Tests in the CD stage include stress, regression, soak and integration tests. The goal is to make sure no serious bugs remain and code is stable for deployment to the pilot network. Some tests are triggered by Jenkins jobs scheduled at specific times of a day, whereas some other tests such as soak tests are performed continuously for at least 3 days.
As the number of ACEs increases, we realized that scalability, controllability and visibility are also very important. Therefore, we are in the process of replacing the application delivery portion of the current implementation with Rancher’s built-in CD system called Fleet. Fleet defines itself as GitOps at scale, which is designed to manage a million clusters, with great visibility and control. We expect Fleet to help resolve some of the challenges we currently face.
Monitoring is also essential for successful delivery so that the operations team can immediately be alerted to any failures during the deployment or errors being produced in the software. In Aether, we use Prometheus extensively to monitor every part of the pilot network from node level to service level.

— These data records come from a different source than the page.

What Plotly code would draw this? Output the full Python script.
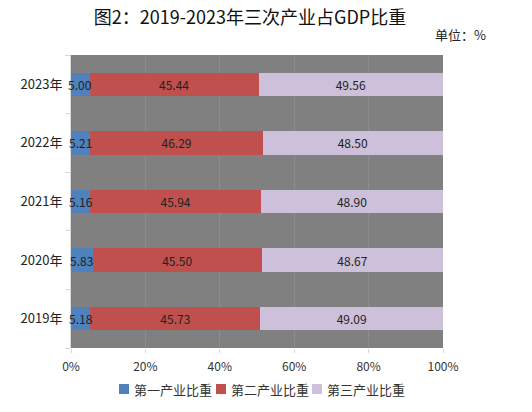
import plotly.graph_objects as go

# data
years = ["2019年", "2020年", "2021年", "2022年", "2023年"]
primary = [5.18, 5.83, 5.16, 5.21, 5.00]
secondary = [45.73, 45.50, 45.94, 46.29, 45.44]
tertiary = [49.09, 48.67, 48.90, 48.50, 49.56]

series = [
    ("第一产业比重", primary, "#4F81BD"),
    ("第二产业比重", secondary, "#C0504D"),
    ("第三产业比重", tertiary, "#CCC0DA"),
]

font_family = "Noto Sans CJK SC"
label_font = dict(family=font_family, size=12, color="#222222")

fig = go.Figure()
for i, (name, vals, color) in enumerate(series):
    fig.add_trace(go.Bar(
        y=years, x=vals, name=name, orientation="h",
        marker=dict(color=color, line=dict(width=0)),
        text=None if i == 0 else [f"{v:.2f}" for v in vals],
        textposition="inside", insidetextanchor="middle",
        constraintext="none", textangle=0,
        textfont=label_font,
        hoverinfo="skip",
    ))

# labels of the thin first segment spill over its edges, so put them on top
for yr, v in zip(years, primary):
    fig.add_annotation(x=v / 2, y=yr, text=f"{v:.2f}", showarrow=False,
                       xanchor="center", yanchor="middle", font=label_font)

fig.update_layout(
    barmode="stack",
    bargap=0.6,
    width=532, height=412,
    margin=dict(l=71, r=89, t=55, b=64),
    paper_bgcolor="white",
    plot_bgcolor="#808080",
    font=dict(family=font_family, size=12, color="#333333"),
    title=dict(text="图2：2019-2023年三次产业占GDP比重", x=0.47, xanchor="center",
               y=0.956, yanchor="middle",
               font=dict(family=font_family, size=18, color="#111111")),
    showlegend=False,
)

fig.update_xaxes(range=[0, 100], dtick=20, ticksuffix="%", showgrid=True,
                 gridcolor="#8c8c8c", gridwidth=1, zeroline=False,
                 showline=False, ticks="outside", ticklen=4, tickcolor="#d9d9d9",
                 ticklabelstandoff=4, tickfont=dict(size=12, color="#333333"))
fig.update_yaxes(categoryorder="array", categoryarray=years, showgrid=False,
                 showline=True, linecolor="#d9d9d9", linewidth=1,
                 ticks="outside", ticklen=5, tickcolor="#d9d9d9",
                 tickson="boundaries", ticklabelstandoff=5,
                 tickfont=dict(size=13, color="#222222"))

# legend drawn by hand: small squares tight against their text
plot_left, plot_w, plot_bottom, plot_h = 71, 372, 348, 293
legend_x = [119, 216, 312]
for (name, vals, color), px in zip(series, legend_x):
    fig.add_shape(type="rect", xref="paper", yref="paper",
                  x0=(px - plot_left) / plot_w, x1=(px + 10 - plot_left) / plot_w,
                  y0=(plot_bottom - 394) / plot_h, y1=(plot_bottom - 384) / plot_h,
                  fillcolor=color, line=dict(width=0))
    fig.add_annotation(text=name, xref="paper", yref="paper",
                       x=(px + 13 - plot_left) / plot_w, y=(plot_bottom - 389) / plot_h,
                       xanchor="left", yanchor="middle", showarrow=False,
                       font=dict(family=font_family, size=13, color="#333333"))

fig.add_annotation(text="单位：%", xref="paper", yref="paper", x=1.12, y=1.07,
                   xanchor="right", yanchor="middle", showarrow=False,
                   font=dict(family=font_family, size=13, color="#222222"))

fig.write_html("out.html", config={"displayModeBar": False},
               post_script="document.body.style.margin='0';")
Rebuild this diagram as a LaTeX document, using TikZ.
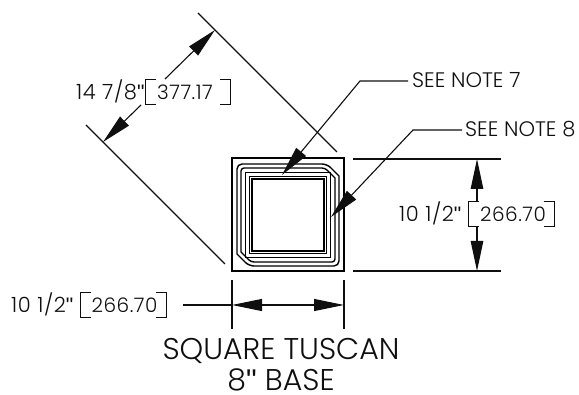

As Aether continues to evolve and expand, ONF is continuing to refine the CI/CD processes, tests and tools to enhance the reliability of the software and efficient and reliable distribution of the deployment. CI/CD has provided significant benefits by accelerating code development, testing, delivery and reliability. As we integrate Continuous Deployment into the pipeline we expect to further increase operational efficiencies and strengthen the resiliency of the Aether pilot network.